Provide an exact copy of the data, excluding the images.

## DATASET SECTION

━━━━

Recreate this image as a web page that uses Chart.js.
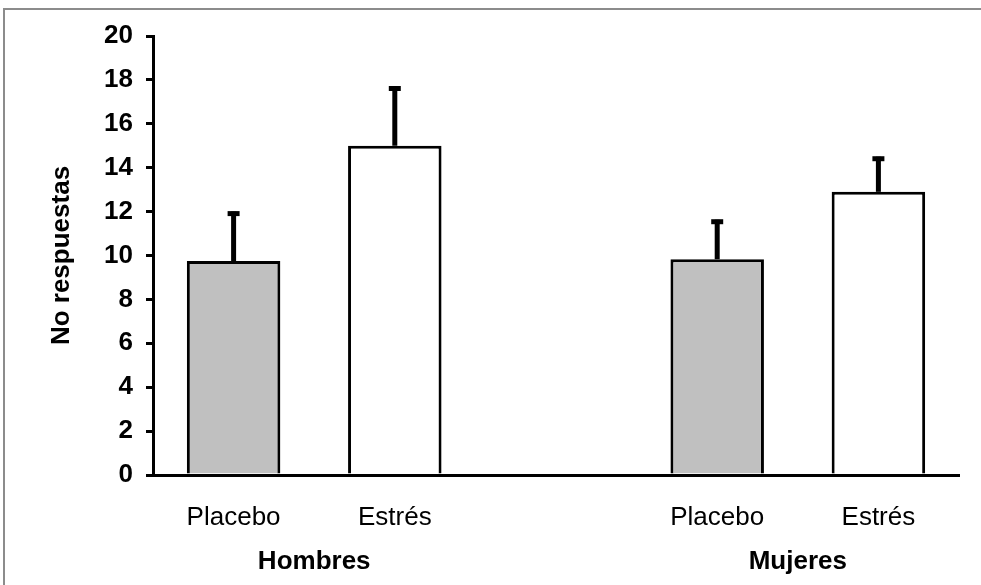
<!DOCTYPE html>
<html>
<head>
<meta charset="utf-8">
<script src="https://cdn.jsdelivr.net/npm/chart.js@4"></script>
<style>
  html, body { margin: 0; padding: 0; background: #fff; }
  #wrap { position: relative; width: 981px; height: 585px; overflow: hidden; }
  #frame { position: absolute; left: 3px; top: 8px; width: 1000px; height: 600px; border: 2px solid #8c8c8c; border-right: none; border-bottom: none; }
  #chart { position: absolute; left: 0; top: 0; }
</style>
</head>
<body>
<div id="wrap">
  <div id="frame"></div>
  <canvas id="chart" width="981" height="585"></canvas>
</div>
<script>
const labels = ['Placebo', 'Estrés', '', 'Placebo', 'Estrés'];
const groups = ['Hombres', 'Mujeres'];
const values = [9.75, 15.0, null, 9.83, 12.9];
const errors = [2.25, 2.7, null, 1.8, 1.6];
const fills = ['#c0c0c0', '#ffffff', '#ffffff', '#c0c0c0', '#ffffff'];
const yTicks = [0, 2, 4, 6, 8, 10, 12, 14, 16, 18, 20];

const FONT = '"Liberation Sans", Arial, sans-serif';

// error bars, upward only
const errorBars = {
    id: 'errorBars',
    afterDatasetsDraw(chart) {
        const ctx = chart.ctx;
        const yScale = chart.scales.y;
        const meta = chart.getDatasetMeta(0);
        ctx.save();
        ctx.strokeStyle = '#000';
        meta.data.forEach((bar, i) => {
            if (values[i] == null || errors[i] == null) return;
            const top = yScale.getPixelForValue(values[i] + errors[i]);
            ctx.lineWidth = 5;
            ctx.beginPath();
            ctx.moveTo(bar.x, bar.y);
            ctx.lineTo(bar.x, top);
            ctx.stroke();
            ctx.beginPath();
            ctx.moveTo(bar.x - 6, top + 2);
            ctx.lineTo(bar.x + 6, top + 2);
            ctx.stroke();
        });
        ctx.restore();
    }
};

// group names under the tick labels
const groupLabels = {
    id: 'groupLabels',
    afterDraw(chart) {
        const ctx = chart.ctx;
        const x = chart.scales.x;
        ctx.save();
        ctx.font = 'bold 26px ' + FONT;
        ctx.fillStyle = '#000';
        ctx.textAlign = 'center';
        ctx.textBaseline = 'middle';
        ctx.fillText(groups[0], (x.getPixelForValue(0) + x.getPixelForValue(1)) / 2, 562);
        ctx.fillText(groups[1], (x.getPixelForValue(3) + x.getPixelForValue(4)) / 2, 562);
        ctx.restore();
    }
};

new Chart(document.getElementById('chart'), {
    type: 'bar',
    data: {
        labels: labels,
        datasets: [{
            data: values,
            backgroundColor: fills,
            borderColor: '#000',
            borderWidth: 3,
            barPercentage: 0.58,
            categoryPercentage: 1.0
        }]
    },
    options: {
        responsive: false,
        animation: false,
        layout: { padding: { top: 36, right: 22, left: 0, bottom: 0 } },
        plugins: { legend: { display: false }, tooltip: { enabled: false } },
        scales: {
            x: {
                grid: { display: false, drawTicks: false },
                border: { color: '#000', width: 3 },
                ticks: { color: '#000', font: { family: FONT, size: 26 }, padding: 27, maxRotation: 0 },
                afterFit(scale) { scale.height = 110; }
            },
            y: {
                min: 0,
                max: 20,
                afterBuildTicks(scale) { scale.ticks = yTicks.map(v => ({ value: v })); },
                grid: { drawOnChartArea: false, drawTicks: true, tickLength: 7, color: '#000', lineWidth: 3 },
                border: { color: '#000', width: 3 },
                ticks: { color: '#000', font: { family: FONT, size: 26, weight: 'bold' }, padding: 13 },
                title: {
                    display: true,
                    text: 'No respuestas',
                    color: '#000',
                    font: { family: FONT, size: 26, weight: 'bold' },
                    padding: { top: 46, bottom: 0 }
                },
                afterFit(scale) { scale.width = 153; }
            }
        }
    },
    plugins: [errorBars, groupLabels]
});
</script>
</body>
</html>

━━━━

## TASK RESULT
Recreate this image as a web page that uses Chart.js.
<!DOCTYPE html>
<html>
<head>
<meta charset="utf-8">
<script src="https://cdn.jsdelivr.net/npm/chart.js@4"></script>
<style>
  html, body { margin: 0; padding: 0; background: #fff; }
  #wrap { position: relative; width: 981px; height: 585px; overflow: hidden; }
  #frame { position: absolute; left: 3px; top: 8px; width: 1000px; height: 600px; border: 2px solid #8c8c8c; border-right: none; border-bottom: none; }
  #chart { position: absolute; left: 0; top: 0; }
</style>
</head>
<body>
<div id="wrap">
  <div id="frame"></div>
  <canvas id="chart" width="981" height="585"></canvas>
</div>
<script>
const labels = ['Placebo', 'Estrés', '', 'Placebo', 'Estrés'];
const groups = ['Hombres', 'Mujeres'];
const values = [9.75, 15.0, null, 9.83, 12.9];
const errors = [2.25, 2.7, null, 1.8, 1.6];
const fills = ['#c0c0c0', '#ffffff', '#ffffff', '#c0c0c0', '#ffffff'];
const yTicks = [0, 2, 4, 6, 8, 10, 12, 14, 16, 18, 20];

const FONT = '"Liberation Sans", Arial, sans-serif';

// error bars, upward only
const errorBars = {
    id: 'errorBars',
    afterDatasetsDraw(chart) {
        const ctx = chart.ctx;
        const yScale = chart.scales.y;
        const meta = chart.getDatasetMeta(0);
        ctx.save();
        ctx.strokeStyle = '#000';
        meta.data.forEach((bar, i) => {
            if (values[i] == null || errors[i] == null) return;
            const top = yScale.getPixelForValue(values[i] + errors[i]);
            ctx.lineWidth = 5;
            ctx.beginPath();
            ctx.moveTo(bar.x, bar.y);
            ctx.lineTo(bar.x, top);
            ctx.stroke();
            ctx.beginPath();
            ctx.moveTo(bar.x - 6, top + 2);
            ctx.lineTo(bar.x + 6, top + 2);
            ctx.stroke();
        });
        ctx.restore();
    }
};

// group names under the tick labels
const groupLabels = {
    id: 'groupLabels',
    afterDraw(chart) {
        const ctx = chart.ctx;
        const x = chart.scales.x;
        ctx.save();
        ctx.font = 'bold 26px ' + FONT;
        ctx.fillStyle = '#000';
        ctx.textAlign = 'center';
        ctx.textBaseline = 'middle';
        ctx.fillText(groups[0], (x.getPixelForValue(0) + x.getPixelForValue(1)) / 2, 562);
        ctx.fillText(groups[1], (x.getPixelForValue(3) + x.getPixelForValue(4)) / 2, 562);
        ctx.restore();
    }
};

new Chart(document.getElementById('chart'), {
    type: 'bar',
    data: {
        labels: labels,
        datasets: [{
            data: values,
            backgroundColor: fills,
            borderColor: '#000',
            borderWidth: 3,
            barPercentage: 0.58,
            categoryPercentage: 1.0
        }]
    },
    options: {
        responsive: false,
        animation: false,
        layout: { padding: { top: 36, right: 22, left: 0, bottom: 0 } },
        plugins: { legend: { display: false }, tooltip: { enabled: false } },
        scales: {
            x: {
                grid: { display: false, drawTicks: false },
                border: { color: '#000', width: 3 },
                ticks: { color: '#000', font: { family: FONT, size: 26 }, padding: 27, maxRotation: 0 },
                afterFit(scale) { scale.height = 110; }
            },
            y: {
                min: 0,
                max: 20,
                afterBuildTicks(scale) { scale.ticks = yTicks.map(v => ({ value: v })); },
                grid: { drawOnChartArea: false, drawTicks: true, tickLength: 7, color: '#000', lineWidth: 3 },
                border: { color: '#000', width: 3 },
                ticks: { color: '#000', font: { family: FONT, size: 26, weight: 'bold' }, padding: 13 },
                title: {
                    display: true,
                    text: 'No respuestas',
                    color: '#000',
                    font: { family: FONT, size: 26, weight: 'bold' },
                    padding: { top: 46, bottom: 0 }
                },
                afterFit(scale) { scale.width = 153; }
            }
        }
    },
    plugins: [errorBars, groupLabels]
});
</script>
</body>
</html>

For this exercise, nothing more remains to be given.